Not sure of how solid it is. I haven't been brave enough to venture towards the center yet, and I'm scared to death once I'm on my feet because I'll feel it give a little with my weight. I know that it's holding all of the vines, plus some downed green oak limbs, about four inches worth of dirt and matted leaves, a bush of some sort, and a lot of pokeweed. I removed the limbs, some of the leaf and dirt litter, and at least a fourth of the vines. I'm hoping that if I can clear it up, that maintenance on it will be simple. I have a surplus of house shingles, but I wouldn't want to add to something that works okay. (Unless laying shingles across the vines would help.) Rain falls through the tin at the point where those vines are most dense on the roof. Since my boyfriend is home today, I feel more comfortable sending him up there, or just having someone hold the ladder.
I also had problems with my two plum trees, they had sprouted at least eighty suckers inside of the pens(dirt floor) that had a few years to harden, and the limbs had twinned through the wire and tore it up. I finally got rid of those little horrors, and the pens they messed up.
The rash I had gotten from this plant was unusually bad. I've brushed across it all of my life without a problem, but I read that the sap is the irritant, and the cutting and tearing probably slung that mess everywhere. I was wearing cloth gloves, this time, I'll sleeve up and put the leather gloves on.
I've had poison ivy that hurt less. It seemed to get worse and worse despite I was taking enough benadryl to knock out a horse, and smothered in calamine and hydrocortisone which burned on the rash to begin with. I added Epsom salt and about a tablespoon of VetRX to a bath and got better, and longer lasting results than anything else the pharmacist recommended, haven't hurt or itched. So, my animal's medicine worked better than my own.

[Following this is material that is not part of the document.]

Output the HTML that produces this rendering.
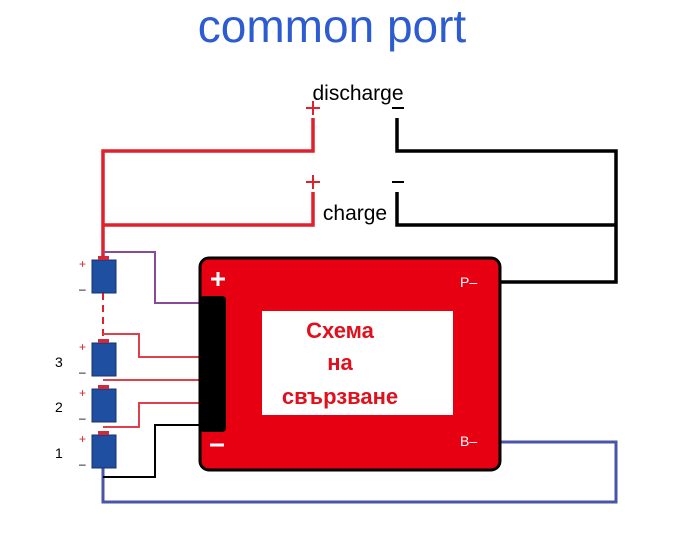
<!DOCTYPE html>
<html><head><meta charset="utf-8"><style>
body{margin:0;background:#fff;width:700px;height:546px;overflow:hidden}
svg{display:block}
</style></head><body>
<svg width="700" height="546" viewBox="0 0 700 546" xmlns="http://www.w3.org/2000/svg">
<text x="332" y="42" font-family="Liberation Sans, sans-serif" font-size="46" fill="#2d5bd0" text-anchor="middle">common port</text>
<text x="358" y="100" font-family="Liberation Sans, sans-serif" font-size="21" fill="#000" text-anchor="middle">discharge</text>
<text x="355" y="220" font-family="Liberation Sans, sans-serif" font-size="21" fill="#000" text-anchor="middle">charge</text>
<g stroke="#e0202c" stroke-width="2" fill="none">
<path d="M306 108h14M313 101v14"/><path d="M306 182h14M313 175v14"/>
</g>
<g stroke="#000" stroke-width="2"><path d="M392 108h12M392 182h12"/></g>
<g stroke="#e0202c" stroke-width="3.5" fill="none">
<path d="M313 118V151H103V260"/><path d="M313 192V225H103"/>
</g>
<g stroke="#000" stroke-width="3.5" fill="none">
<path d="M397 118V151H616V282H497"/><path d="M397 192V225H616"/>
</g>
<path d="M103 468V502H616V442H497" stroke="#4a55a8" stroke-width="3" fill="none"/>
<path d="M103 252H155V303H200" stroke="#8a4a9a" stroke-width="2" fill="none"/>
<path d="M103 293V343" stroke="#e0202c" stroke-width="2" stroke-dasharray="7,5"/>
<g stroke="#e0404a" stroke-width="2" fill="none">
<path d="M103 334H139V357H200"/><path d="M103 380H200"/><path d="M103 427H139V403H200"/>
</g>
<path d="M103 477H155V425H200" stroke="#000" stroke-width="2" fill="none"/>
<rect x="200" y="258" width="300" height="212" rx="9" fill="#e60012" stroke="#000" stroke-width="3"/>
<rect x="200" y="296" width="26" height="136" rx="4" fill="#000"/>
<rect x="262" y="311" width="191" height="104" fill="#fff"/>
<g font-family="Liberation Sans, DejaVu Sans, sans-serif" font-weight="bold" font-size="22" fill="#e0101c" text-anchor="middle">
<text x="340" y="338">Схема</text><text x="340" y="370">на</text><text x="340" y="404">свързване</text>
</g>
<g stroke="#fff" stroke-width="3"><path d="M211 279h14M218 272v14M210 445h14"/></g>
<g font-family="Liberation Sans, sans-serif" font-size="14" fill="#fff"><text x="460" y="287">P–</text><text x="460" y="446">B–</text></g>
<g fill="#1f4fa0" stroke="#17326e" stroke-width="1">
<rect x="92" y="260" width="24" height="33"/><rect x="92" y="343" width="24" height="33"/>
<rect x="92" y="389" width="24" height="33"/><rect x="92" y="435" width="24" height="33"/>
</g>
<g fill="#d02a3a"><rect x="98" y="256" width="11" height="4"/><rect x="98" y="339" width="11" height="4"/><rect x="98" y="385" width="11" height="4"/><rect x="98" y="431" width="11" height="4"/></g>
<g font-family="Liberation Sans, sans-serif" font-size="12">
<g fill="#e0202c"><text x="79" y="268">+</text><text x="79" y="351">+</text><text x="79" y="397">+</text><text x="79" y="443">+</text></g>
<g fill="#000"><text x="79" y="293">–</text><text x="79" y="376">–</text><text x="79" y="422">–</text><text x="79" y="468">–</text></g>
<g font-size="14"><text x="55" y="367">3</text><text x="55" y="412">2</text><text x="55" y="458">1</text></g>
</g>
</svg>
</body></html>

I've been busy with a new litter of pups because my neighbor won't keep his dog in the yard, (my dog is fenced but not fixed, apparently they could still get it on with the fence there.) Plus the dog came back two nights in a row this week messing with my chickens. None of them are dead, but I don't think the dog's tasted blood yet, and my old game rooster sleeps on my porch at night, and has his natural spurs. The dog was bleeding when I shined the lights on him, and ol Ceasar the rooster was looking around with his hackles up on end.
Anyways, once I get to the root of the problem (pun intended) and kill the vines, I want to plant some muscodine grape vines or honeysuckle to shade out anything else. (Virginia creeper grows along a neighbors' fence adjoined to my original grapevine, and it won't grow into it.)